Street food vendors like Khalid Mohammad say they can’t keep up. Mohammad had just opened his food cart on a Tuesday evening when customer Pamela Aguirre asked him the price of a hot dog. Though he charges $3 now, Mohammad said he only charged $2 for a hot dog about a decade ago but costs have gone up and not only for buns and ketchup. The price he pays for a street vendor permit has gone up a lot too.  Since permits need to be renewed every two years, vendors wind up paying permit holders more and more with every renewal. 

“The permit went up like 10 times,” he said. “I cannot raise the prices like $6, $7 for a hot dog. Nobody going to buy it.”

The New York City Council was debating an ordinance that would eventually double the number of street food vending permits, but it died after an 11th hour push at the end of 2017.

“Don’t do this,” Dan Biederman recalled telling members of the city council along with other business leaders. “Don’t take a lousy program and double the size of it.”

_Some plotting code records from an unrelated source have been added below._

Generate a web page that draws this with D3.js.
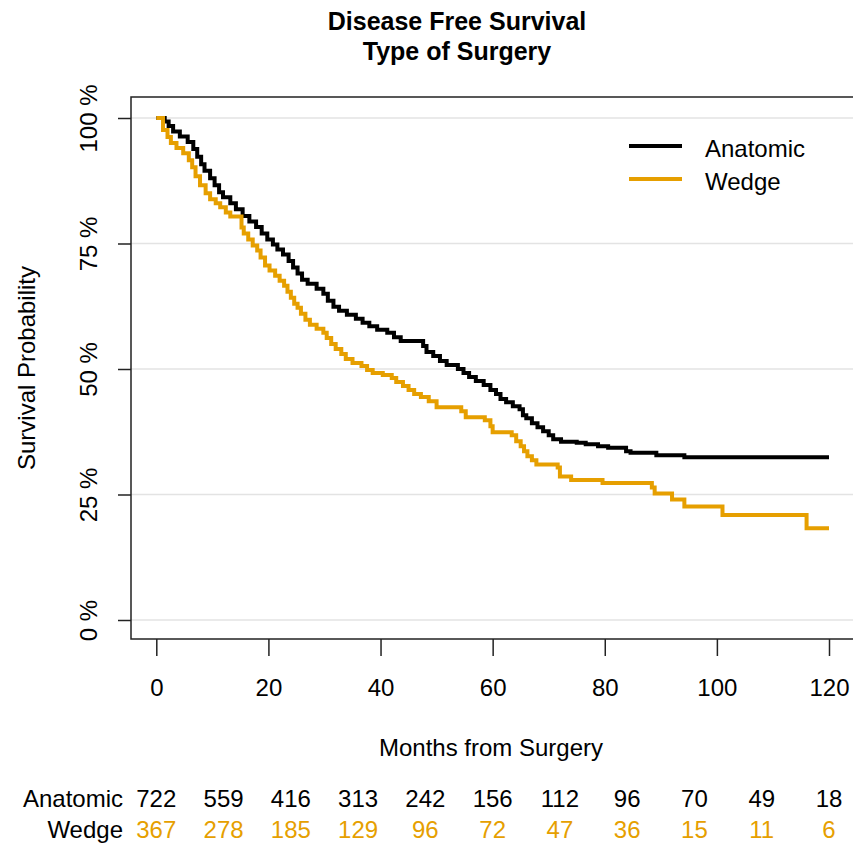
<!DOCTYPE html>
<html lang="en">
<head>
<meta charset="UTF-8">
<title>Disease Free Survival</title>
<style>
  body { margin: 0; background: #fff; }
  text { font-family: "Liberation Sans", Arial, sans-serif; fill: #000; }
</style>
</head>
<body>
<div id="my_dataviz"></div>
<script src="https://d3js.org/d3.v7.min.js"></script>
<script>

// Kaplan-Meier steps: month of each step, survival (%) after it
var anatomicTime = [0, 1.5, 2.2, 3.0, 4.2, 5.6, 6.6, 7.3, 8.0, 8.6, 9.6, 10.4, 11.2, 11.9, 13.2, 14.2, 15.4, 16.6, 17.8, 18.8,
  19.8, 20.8, 21.6, 22.6, 23.6, 24.4, 25.2, 26.0, 27.0, 28.6, 29.8, 30.6, 31.6, 32.6, 34.0, 35.6, 36.8, 38.0, 39.4, 41.2,
  42.4, 43.6, 47.6, 48.2, 49.4, 50.6, 51.8, 53.8, 54.8, 55.8, 57.0, 58.4, 59.6, 60.6, 61.4, 62.4, 63.6, 64.8, 65.4, 66.0,
  67.0, 68.0, 69.0, 70.0, 70.8, 72.2, 75.0, 76.6, 78.8, 80.6, 83.8, 84.6, 89.2, 94.2, 120];
var anatomicSurv = [100, 99.3, 98.4, 97.3, 96.3, 95.2, 93.8, 92.3, 90.8, 89.5, 88.0, 86.6, 85.2, 84.2, 83.0, 81.8, 80.5, 79.4, 78.3, 77.0,
  75.8, 74.8, 73.8, 72.8, 71.5, 70.2, 69.0, 67.8, 67.0, 66.0, 65.0, 63.6, 62.4, 61.6, 60.8, 60.0, 59.2, 58.5, 57.8, 57.2,
  56.3, 55.6, 54.6, 53.4, 52.6, 51.6, 50.8, 50.0, 49.2, 48.4, 47.6, 46.8, 45.8, 45.0, 44.0, 43.4, 42.6, 42.0, 40.8, 40.2,
  39.2, 38.4, 37.6, 36.8, 36.0, 35.5, 35.3, 35.0, 34.6, 34.3, 33.6, 33.3, 32.8, 32.4, 32.4];

var wedgeTime = [0, 1.2, 2.0, 2.6, 3.6, 4.8, 5.8, 6.4, 7.0, 7.8, 8.8, 9.6, 10.6, 11.4, 12.4, 13.2, 15.2, 15.6, 16.4, 17.2,
  18.0, 18.6, 19.4, 20.2, 21.2, 22.0, 22.8, 23.4, 24.0, 24.6, 25.2, 25.8, 26.6, 27.4, 28.6, 29.8, 30.4, 31.2, 32.0, 33.0,
  33.8, 35.0, 36.6, 37.6, 38.6, 40.4, 42.0, 42.8, 44.0, 45.0, 46.0, 47.2, 48.6, 50.0, 54.4, 55.2, 58.6, 59.6, 60.0, 63.4,
  64.2, 65.0, 65.6, 66.2, 67.0, 67.8, 71.6, 72.0, 74.0, 79.6, 88.4, 88.9, 92.0, 94.2, 101.0, 116.0, 120];
var wedgeSurv = [100, 97.6, 96.2, 95.0, 94.0, 93.0, 91.6, 90.2, 88.4, 86.6, 85.0, 83.8, 83.0, 82.2, 81.2, 80.4, 78.2, 77.0, 75.8, 74.6,
  73.6, 72.2, 70.6, 69.6, 68.6, 67.6, 66.6, 65.4, 64.2, 63.0, 62.2, 61.0, 59.8, 58.8, 58.0, 57.2, 56.2, 55.0, 54.0, 53.0,
  52.0, 51.2, 50.6, 49.8, 49.2, 48.8, 48.2, 47.4, 46.6, 45.8, 45.0, 44.4, 43.6, 42.4, 41.6, 40.4, 39.8, 38.6, 37.4, 36.8,
  35.6, 34.6, 33.6, 32.6, 31.8, 31.0, 30.4, 28.6, 27.9, 27.3, 26.4, 25.2, 24.0, 22.6, 20.9, 18.3, 18.3];

var groups = ["Anatomic", "Wedge"];
var groupColors = ["#000000", "#E69F00"];

var xTicks = [0, 20, 40, 60, 80, 100, 120];
var yTicks = [0, 25, 50, 75, 100];

// numbers at risk
var riskTimes = [0, 12, 24, 36, 48, 60, 72, 84, 96, 108, 120];
var anatomicRisk = [722, 559, 416, 313, 242, 156, 112, 96, 70, 49, 18];
var wedgeRisk = [367, 278, 185, 129, 96, 72, 47, 36, 15, 11, 6];

var W = 853, H = 843;
var box = {left: 131, top: 97, right: 870, bottom: 639};
var fs = 24;

var svg = d3.select("#my_dataviz")
  .append("svg")
    .attr("width", W)
    .attr("height", H);

var x = d3.scaleLinear().domain([0, 120]).range([156.3, 829]);
var y = d3.scaleLinear().domain([0, 100]).range([620, 118]);

// grid lines
svg.append("g")
  .selectAll("line")
  .data(yTicks)
  .enter()
  .append("line")
    .attr("x1", box.left)
    .attr("x2", W)
    .attr("y1", function(d) { return y(d); })
    .attr("y2", function(d) { return y(d); })
    .attr("stroke", "#e3e3e3")
    .attr("stroke-width", 1.5);

// survival curves
var line = d3.line()
  .x(function(d) { return x(d[0]); })
  .y(function(d) { return y(d[1]); })
  .curve(d3.curveStepAfter);

var curves = [d3.zip(anatomicTime, anatomicSurv), d3.zip(wedgeTime, wedgeSurv)];
svg.append("g")
  .selectAll("path")
  .data(curves)
  .enter()
  .append("path")
    .attr("d", line)
    .attr("fill", "none")
    .attr("stroke", function(d, i) { return groupColors[i]; })
    .attr("stroke-width", 4)
    .attr("stroke-linejoin", "miter");

// plot box
svg.append("rect")
  .attr("x", box.left)
  .attr("y", box.top)
  .attr("width", box.right - box.left)
  .attr("height", box.bottom - box.top)
  .attr("fill", "none")
  .attr("stroke", "#222")
  .attr("stroke-width", 1.5);

// x axis
var xAxis = svg.append("g")
  .attr("transform", "translate(0," + box.bottom + ")")
  .call(d3.axisBottom(x).tickValues(xTicks).tickSize(17).tickPadding(23));
xAxis.select(".domain").remove();
xAxis.selectAll("line").attr("stroke", "#222").attr("stroke-width", 1.5);
xAxis.selectAll("text")
  .attr("font-size", fs)
  .attr("font-family", "Liberation Sans, Arial, sans-serif")
  .attr("fill", "#000");

// y axis
var yAxis = svg.append("g")
  .attr("transform", "translate(" + box.left + ",0)")
  .call(d3.axisLeft(y).tickValues(yTicks).tickSize(13).tickFormat(function(d) { return d + " %"; }));
yAxis.select(".domain").remove();
yAxis.selectAll("line").attr("stroke", "#222").attr("stroke-width", 1.5);
yAxis.selectAll("text")
  .attr("transform", "rotate(-90)")
  .attr("x", 0)
  .attr("y", -34)
  .attr("dy", 0)
  .attr("text-anchor", "middle")
  .attr("font-size", fs)
  .attr("font-family", "Liberation Sans, Arial, sans-serif")
  .attr("fill", "#000");

// title
svg.append("text")
  .attr("x", 457).attr("y", 30)
  .attr("text-anchor", "middle")
  .attr("font-size", 25).attr("font-weight", "bold")
  .text("Disease Free Survival");
svg.append("text")
  .attr("x", 457).attr("y", 60)
  .attr("text-anchor", "middle")
  .attr("font-size", 25).attr("font-weight", "bold")
  .text("Type of Surgery");

// axis labels
svg.append("text")
  .attr("x", 491).attr("y", 756)
  .attr("text-anchor", "middle")
  .attr("font-size", fs)
  .text("Months from Surgery");
svg.append("text")
  .attr("transform", "translate(35,368) rotate(-90)")
  .attr("text-anchor", "middle")
  .attr("font-size", fs)
  .text("Survival Probability");

// legend
var legend = svg.append("g");
legend.selectAll("line")
  .data(groups)
  .enter()
  .append("line")
    .attr("x1", 629).attr("x2", 682)
    .attr("y1", function(d, i) { return 146 + i * 33; })
    .attr("y2", function(d, i) { return 146 + i * 33; })
    .attr("stroke", function(d, i) { return groupColors[i]; })
    .attr("stroke-width", 4);
legend.selectAll("text")
  .data(groups)
  .enter()
  .append("text")
    .attr("x", 705)
    .attr("y", function(d, i) { return 157 + i * 33; })
    .attr("font-size", fs)
    .text(function(d) { return d; });

// risk table
var riskRows = [anatomicRisk, wedgeRisk];
riskRows.forEach(function(row, r) {
  var ry = 807 + r * 31;
  svg.append("text")
    .attr("x", 123).attr("y", ry)
    .attr("text-anchor", "end")
    .attr("font-size", fs)
    .text(groups[r]);
  svg.append("g")
    .selectAll("text")
    .data(row)
    .enter()
    .append("text")
      .attr("x", function(d, i) { return x(riskTimes[i]); })
      .attr("y", ry)
      .attr("text-anchor", "middle")
      .attr("font-size", fs)
      .style("fill", groupColors[r])
      .text(function(d) { return d; });
});

</script>
</body>
</html>
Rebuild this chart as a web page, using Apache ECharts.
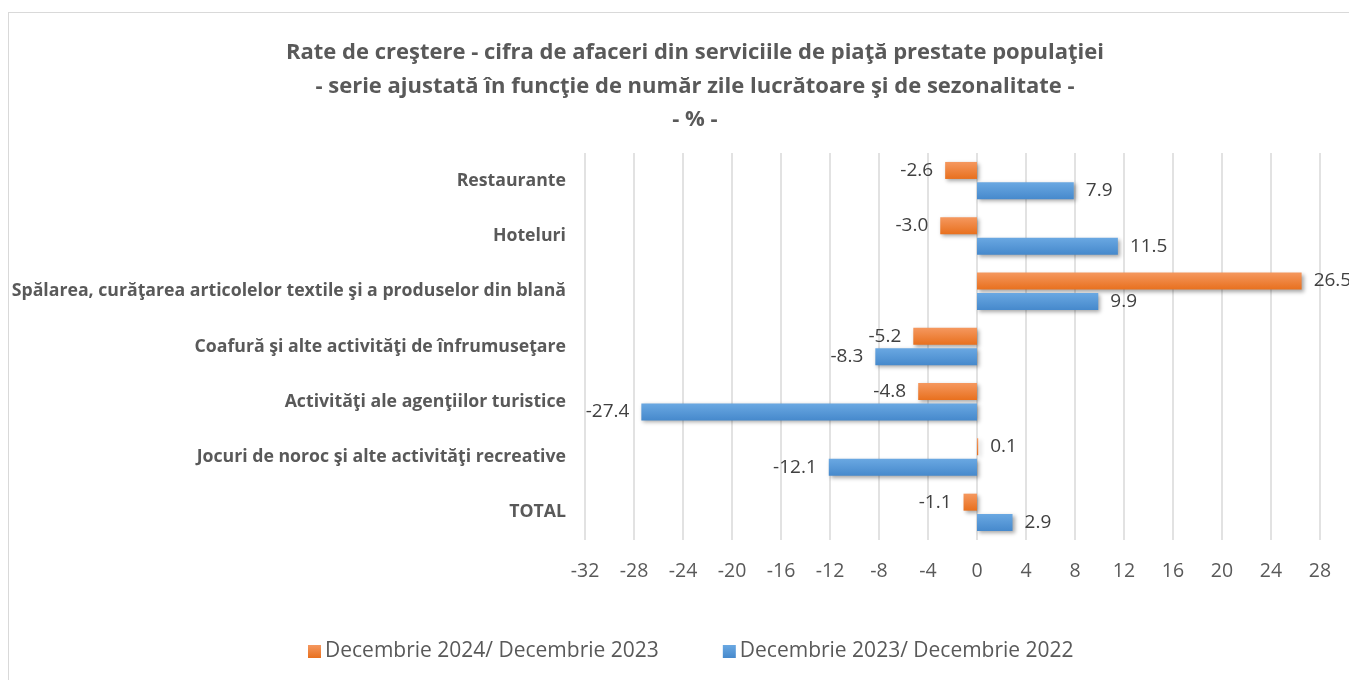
<!DOCTYPE html>
<html>
<head>
<meta charset="utf-8">
<script src="https://cdn.jsdelivr.net/npm/echarts@6/dist/echarts.min.js"></script>
<style>
  html, body { margin: 0; padding: 0; overflow: hidden; background: #fff; }
  #frame { position: absolute; left: 8px; top: 12px; width: 1420px; height: 700px; border: 1px solid #d9d9d9; }
  #main { position: absolute; left: 0; top: 0; width: 1400px; height: 680px; }
</style>
</head>
<body>
<div id="frame"></div>
<div id="main"></div>
<script>
// categorii (de sus in jos)
const categories = [
  'Restaurante',
  'Hoteluri',
  'Spălarea, curăţarea articolelor textile şi a produselor din blană',
  'Coafură şi alte activităţi de înfrumuseţare',
  'Activităţi ale agenţiilor turistice',
  'Jocuri de noroc şi alte activităţi recreative',
  'TOTAL'
];
const series2024 = [-2.6, -3.0, 26.5, -5.2, -4.8, 0.1, -1.1];
const series2023 = [7.9, 11.5, 9.9, -8.3, -27.4, -12.1, 2.9];
const seriesNames = ['Decembrie 2024/ Decembrie 2023', 'Decembrie 2023/ Decembrie 2022'];

const FONT = 'Open Sans';

function withLabels(arr) {
  return arr.map((v) => {
    return { value: v, label: { position: v < 0 ? 'left' : 'right' } };
  });
}

function grad(top, bottom) {
  return new echarts.graphic.LinearGradient(0, 0, 0, 1, [
    { offset: 0, color: top },
    { offset: 1, color: bottom }
  ]);
}

const barStyle = {
  shadowBlur: 4,
  shadowColor: 'rgba(0,0,0,0.35)',
  shadowOffsetX: 2,
  shadowOffsetY: 2
};

const chart = echarts.init(document.getElementById('main'));
chart.setOption({
  animation: false,
  textStyle: { fontFamily: FONT },
  title: {
    text: 'Rate de creştere - cifra de afaceri din serviciile de piaţă prestate populaţiei\n- serie ajustată în funcţie de număr zile lucrătoare şi de sezonalitate -\n- % -',
    left: 690,
    textAlign: 'center',
    top: 31,
    textStyle: {
      fontFamily: FONT,
      fontSize: 22,
      fontWeight: 'bold',
      color: '#595959',
      lineHeight: 33.5
    }
  },
  legend: {
    top: 636,
    left: 303,
    orient: 'horizontal',
    icon: 'rect',
    itemWidth: 13,
    itemHeight: 13,
    itemGap: 64,
    textStyle: { fontFamily: FONT, fontSize: 21, color: '#595959', padding: [0, 0, 0, -1] },
    data: seriesNames
  },
  grid: { left: 585, right: 31, top: 153, bottom: 140 },
  xAxis: {
    type: 'value',
    min: -32,
    max: 32,
    interval: 4,
    axisLine: { show: false },
    axisTick: { show: false },
    splitLine: { lineStyle: { color: '#d9d9d9', width: 1.5 } },
    axisLabel: { fontFamily: FONT, fontSize: 19.5, color: '#595959', margin: 21 }
  },
  yAxis: {
    type: 'category',
    inverse: true,
    data: categories,
    axisLine: { show: false },
    axisTick: { show: false },
    axisLabel: { fontFamily: FONT, fontSize: 17.7, fontWeight: 'bold', color: '#595959', margin: 19 }
  },
  series: [
    {
      name: seriesNames[0],
      type: 'bar',
      barWidth: 17,
      barGap: '20%',
      data: withLabels(series2024),
      itemStyle: Object.assign({ color: grad('#f5985f', '#e8701e') }, barStyle),
      label: {
        show: true,
        distance: 12,
        fontFamily: FONT,
        fontSize: 19,
        color: '#404040',
        formatter: (p) => p.value.toFixed(1)
      }
    },
    {
      name: seriesNames[1],
      type: 'bar',
      barWidth: 17,
      barGap: '20%',
      data: withLabels(series2023),
      itemStyle: Object.assign({ color: grad('#6aa8e2', '#4689cc') }, barStyle),
      label: {
        show: true,
        distance: 12,
        fontFamily: FONT,
        fontSize: 19,
        color: '#404040',
        formatter: (p) => p.value.toFixed(1)
      }
    }
  ]
});
</script>
</body>
</html>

Biederman, an urban revitalization expert who founded Biederman Redevelopment Ventures, said the carts need stricter regulation on everything from their appearance to sanitation  but adding to their numbers would only make that harder to do.

“If the carts were the right size and were attractive and followed the laws,” he said, “I could see maybe one per block.”

But not everyone agrees with Biederman. Cesar Boc is a community organizer with the Street Vendor Project, an organization that’s spent years advocating for more street food vending permits.

“If the bill would have passed it would have made a difference in so many people’s lives,” he explained. 

He said operating a food cart is a lifeline for low-income immigrants  and he’ll keep pushing to have more permits so they can work legally.

More than 1,600 applicants are on the waiting list for legal food vending permits in New York City. The city health department said that some applicants have been waiting for more than a decade.